Quantifying Spectra Using Peak-to-Peak

 

Quantification of AES differential spectra is typically performed using peak-to-peak intensities. The Regions property page on the Quantification Parameters dialog window Figure 4) displays both the maximum/minimum intensities within a region and also the Peak-to-Peak atomic concentration (although the term atomic concentration only applies when an elemental analysis is performed on a survey spectrum). The background type is irrelevant to the computation of these intensities, provide a background can be computed, however from an aesthetic point of view a choice of mean or zero background types would be appropriate.

 

Quantification for sets of narrow scan data is achieved using the Report Spec property page on the Quantification Parameters dialog window.
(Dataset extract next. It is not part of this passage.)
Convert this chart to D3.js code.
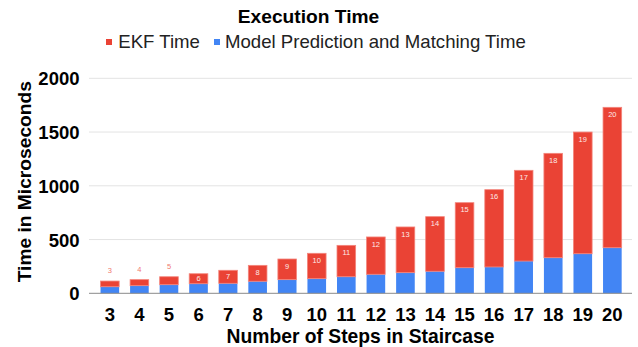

The Standard Report can be customized to display only the Peak-to-Peak concentration results, while the, so called, Custom Report interface offers a button for generating a profile using peak-to-peak intensities. The essential mechanisms described elsewhere for XPS spectra also apply to AES quantification.

 

Figure 4

 

 

Quantification: An Example

 

In this example, an AES depth profile acquired using the RBD Auger Scan software is analysed using LLS to separate metallic Si from Si oxide. The profile is generated from quantification items defined on each of the LLS components together with the oxygen spectra. Figure 5 shows the direct spectra before any processing is applied.

 

Figure 5

 

Step 1: Differentiate Spectra

 

AES spectra are typically quantified using peak-to-peak intensities taken from the differential of the direct spectra. The spectra must be all converted to differential form using the procedure described above.

 

Figure 6

 

Step 2: Separate the Metal and Oxide Silicon States

 

A LLS procedure using three basis spectra taken from the profile provides the means for estimating the contributions from the metal and oxide present in the silicon spectra. A representative set of spectra after the LLS has been applied in shown in Figure7. The three basis spectra scaled by the LLS procedure are displayed in the second column labelled Surface Si, Si in SiO2 Layer and Si Metallic. Combining these three scaled Si spectra results in the blue trace in the top left-hand tile, while the red trace is the original spectrum modelled by the blue trace.

 

Note, the O1 spectra have been copied into the Experiment Frame created when the LLS procedure was applied to the Si spectra. This allows quantification regions to be assigned to each of the Si basis spectra and also the O1 data. The profile shown in Figure 8 is the result of quantifying the entire data set using the Height Report from the Custom Report section of the Report Spec property page on the Quantification Parameters Dialog Window.

 

Figure 7

 

Three basis spectra were used in the LLS, one taken from the surface regions, one taken from the metallic region and the third created from a Si spectrum within the oxide layer after first subtracting the surface spectrum. Such a procedure is necessary, from a numerical perspective, to allow reasonable accuracy between the raw Si spectra and the reconstructed spectra. The trace labelled “Si?” in Figure 8 could be viewed as part of the metallic signal and therefore these two intensities could be summed using the Custom Report (Figure 9). The result of creating a Height Report using the definition shown in Figure 9 is offered in Figure 10.

Figure 8

 

Figure 9

Figure 10